Boggarts and Dementors
dfrankiswork at netscape.net
dfrankiswork at netscape.net
Mon Oct 1 13:34:50 UTC 2001
No: HPFGUIDX 26957
Amy Z wrote:
>Which returns us to a very interesting question: what effect *does* a
Boggart have on people?
>The Boggart-Dementor has much the same effect as a real Dementor: the
lights go out, Harry (and presumably Lupin) relives horrible memories,
etc. Why doesn't Lupin transform when the Boggart turns into the
moon, then? My theory is that he would if he didn't get rid of it
pretty fast.
Some good answers have already been given on this: here's my two Kt (we need proper symbols with lines through for Ga, Sk, and Kt, BTW Even better, like Lsd, the letters should not correspond).
The ability of the Boggart to produce real effects may be mainly limited by the magical ability of the person affected. (Someone made this suggestion two or three months ago.) Harry is, we are given to understand, quite a powerful wizard (though to be fair we have been given only a limited idea what is meant by that), and so the Boggart is, through his power, able to make the lights go out. Whether Lupin would relive horrible memories might then be a function of their relative ability.
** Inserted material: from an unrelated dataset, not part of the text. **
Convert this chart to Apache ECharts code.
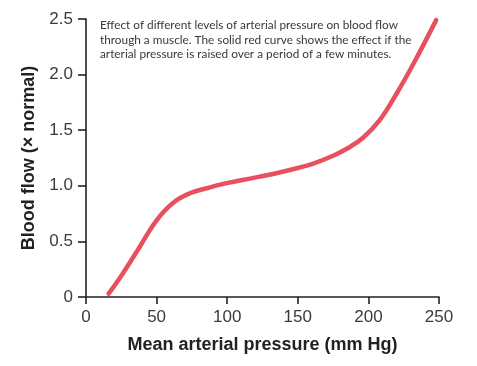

I think it's an intersting question whether Lupin would transform if left defenceless alone with a Boggart. Even if, as Rita suggests, the transformation is induced by the phase and not the appearance of the moon, it is transformation that is the essence of the fear, and if the power to do this is in Lupin himself, he would do it. OTOH, if the power is in some kind of infective magical organism (phylogenetic classification of Lycanthrobacillus, please, Dave), this would not be affected by Lupin's own hijacked magical ability, and so he would not transform.
Of course, we have only been given an elementary lesson in dealing with Boggarts: an experienced wizard like Lupin might have a number of strategies over and above Riddikulus for managing a Boggart - for example, permitting him to observe its effect on Harry without himself being affected.
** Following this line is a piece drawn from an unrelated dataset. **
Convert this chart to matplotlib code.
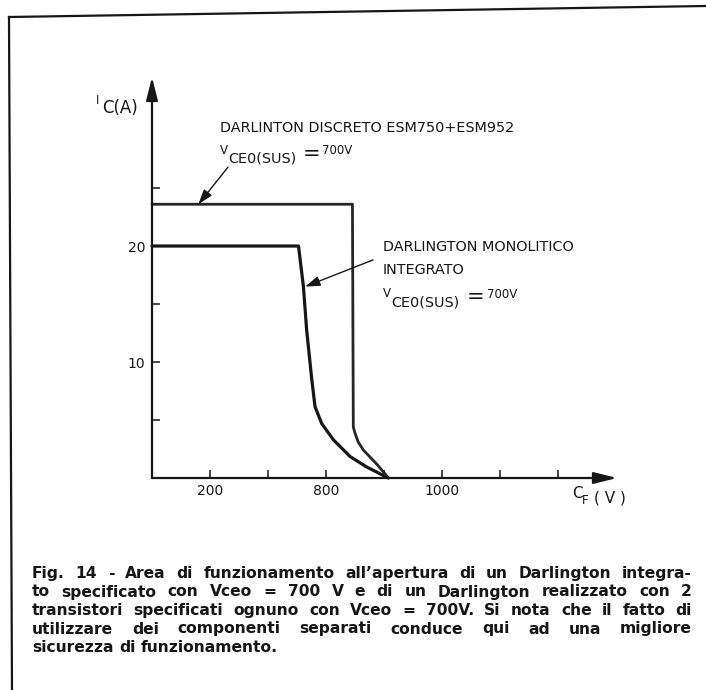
import matplotlib
matplotlib.use('Agg')
import matplotlib.pyplot as plt
from matplotlib.lines import Line2D

# safe operating area curves (V, A)
vce_mono = [0, 505, 522, 533, 551, 562, 585, 625, 683, 740, 815]
ic_mono = [20.0, 20.0, 16.5, 12.8, 8.45, 6.15, 4.7, 3.3, 1.85, 0.95, 0.0]

vce_disc = [0, 691, 694, 700, 711, 729, 752, 780, 815]
ic_disc = [23.6, 23.6, 4.4, 3.85, 3.1, 2.4, 1.8, 1.05, 0.0]

xticks = [200, 400, 600, 800, 1000, 1200, 1400]
xticklabels = ['200', '', '800', '', '1000', '', '']
yticks = [5, 10, 15, 20, 25]
yticklabels = ['', '10', '', '20', '']

caption_lines = [
    "Fig. 14 - Area di funzionamento all\u2019apertura di un Darlington integra-",
    "to specificato con Vceo = 700 V e di un Darlington realizzato con 2",
    "transistori specificati ognuno con Vceo = 700V. Si nota che il fatto di",
    "utilizzare dei componenti separati conduce qui ad una migliore",
    "sicurezza di funzionamento.",
]

W, H = 706, 690
ink = '#161616'


def fx(px):
    return px / W


def fy(py):
    return 1 - py / H


fig = plt.figure(figsize=(7.06, 6.90), dpi=100)
ax = fig.add_axes([fx(152), fy(478), (617 - 152) / W, (478 - 77) / H])

ax.plot(vce_mono, ic_mono, color=ink, lw=2.3, solid_joinstyle='round',
        solid_capstyle='round', clip_on=False)
ax.plot(vce_disc, ic_disc, color='#262626', lw=2.0, solid_joinstyle='round',
        solid_capstyle='round', clip_on=False)

ax.set_xlim(0, 1603)
ax.set_ylim(0, 34.57)
for s in ax.spines.values():
    s.set_visible(False)
ax.set_xticks(xticks)
ax.set_xticklabels(xticklabels)
ax.set_yticks(yticks)
ax.set_yticklabels(yticklabels)
ax.tick_params(direction='in', length=6, width=1.1, colors=ink, labelsize=10)
ax.tick_params(axis='y', pad=5)
ax.tick_params(axis='x', pad=4.5)

# axis lines with arrow heads
axis_arrow = dict(arrowstyle='-|>,head_length=1.4,head_width=0.35', mutation_scale=10,
                  lw=1.6, color=ink, shrinkA=0, shrinkB=0)
ax.annotate('', xy=(1, 0), xytext=(0, 0), xycoords='axes fraction',
            textcoords='axes fraction', arrowprops=axis_arrow)
ax.annotate('', xy=(0, 1), xytext=(0, 0), xycoords='axes fraction',
            textcoords='axes fraction', arrowprops=axis_arrow)

# pointer arrows
ptr = dict(arrowstyle='-|>,head_length=0.9,head_width=0.3', mutation_scale=10,
           lw=1.0, color=ink, shrinkA=0, shrinkB=0)
ax.annotate('', xy=(160, 23.6), xytext=(262, 26.8), arrowprops=ptr)
ax.annotate('', xy=(528, 16.5), xytext=(762, 18.8), arrowprops=ptr)

# axis labels
fig.text(fx(98), fy(101), 'I', fontsize=8.5, ha='center', va='center', color=ink)
fig.text(fx(102), fy(108), 'C(A)', fontsize=12, va='center', color=ink)
fig.text(fx(572), fy(493), 'C', fontsize=11, va='center', color=ink)
fig.text(fx(582), fy(500), 'F', fontsize=8.5, va='center', color=ink)
fig.text(fx(594), fy(498), '( V )', fontsize=11, va='center', color=ink)

# curve labels
fig.text(fx(220), fy(128), 'DARLINTON DISCRETO ESM750+ESM952', fontsize=10.4, va='center', color=ink)
fig.text(fx(220), fy(151), 'V', fontsize=8.5, va='center', color=ink)
fig.text(fx(228), fy(158), 'CE0(SUS)', fontsize=10.4, va='center', color=ink)
fig.text(fx(312), fy(154), '=', fontsize=15, ha='center', va='center', color=ink)
fig.text(fx(322), fy(151), '700V', fontsize=8.5, va='center', color=ink)

fig.text(fx(383), fy(247), 'DARLINGTON MONOLITICO', fontsize=10.4, va='center', color=ink)
fig.text(fx(383), fy(270), 'INTEGRATO', fontsize=10.4, va='center', color=ink)
fig.text(fx(383), fy(293), 'V', fontsize=8.5, va='center', color=ink)
fig.text(fx(391), fy(302), 'CE0(SUS)', fontsize=10.4, va='center', color=ink)
fig.text(fx(476), fy(297), '=', fontsize=15, ha='center', va='center', color=ink)
fig.text(fx(487), fy(295), '700V', fontsize=8.5, va='center', color=ink)

# page border of the scan
fig.add_artist(Line2D([fx(9), fx(12)], [fy(17), fy(690)], transform=fig.transFigure,
                      color=ink, lw=1.6))
fig.add_artist(Line2D([fx(9), fx(706)], [fy(17), fy(6)], transform=fig.transFigure,
                      color=ink, lw=1.6))

# justified caption
renderer = fig.canvas.get_renderer()
cap_left, cap_right = 32, 692
baselines = [578, 596.5, 615, 633.5, 652]
for i, line in enumerate(caption_lines):
    words = line.split()
    texts = [fig.text(0, fy(baselines[i]), w, fontsize=11.2, fontweight='bold',
                      family='DejaVu Sans', va='baseline', color=ink) for w in words]
    widths = [t.get_window_extent(renderer).width for t in texts]
    if i < len(caption_lines) - 1:
        gap = (cap_right - cap_left - sum(widths)) / (len(words) - 1)
    else:
        gap = 5.5
    x = cap_left
    for t, w in zip(texts, widths):
        t.set_x(fx(x))
        x += w + gap

fig.savefig('out.png', dpi=100)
On the question of what Lupin means by fearing only fear itself, I think possibly we are reading too much into it. The point is that most people's Boggart, as somebody has mentioned, is a concrete external thing. In Harry's case, it's another being which acts directly on the mind (or soul?). So Lupin is indicating, in a loose sort of way, that Harry has got beyond being frightened of this or that thing, and is afraid only of the darkness within himself which the Dementor can call forth.
You could argue that if you could find a person whose fear is strictly fear itself, you could use them to find out what a boggart lookd like in its 'natural' state, as it would transform into ... a Boggart. What happens if two Boggarts meet? If a Boggart meets a Dementor?
As far as Lupin's own reaction is concerned, we have too many reasons why the full moon should be his Boggart. What it shows, as Hermione no doubt realised, is that Lupin's struggle against his own condition is the dominant feature of his life, around which everything else has been shaped. Even the good things in it reflect this - the whole MWPP were brought together by it.
David, disappointed that Amy Zabini has not revealed the gender of the wizard in her family.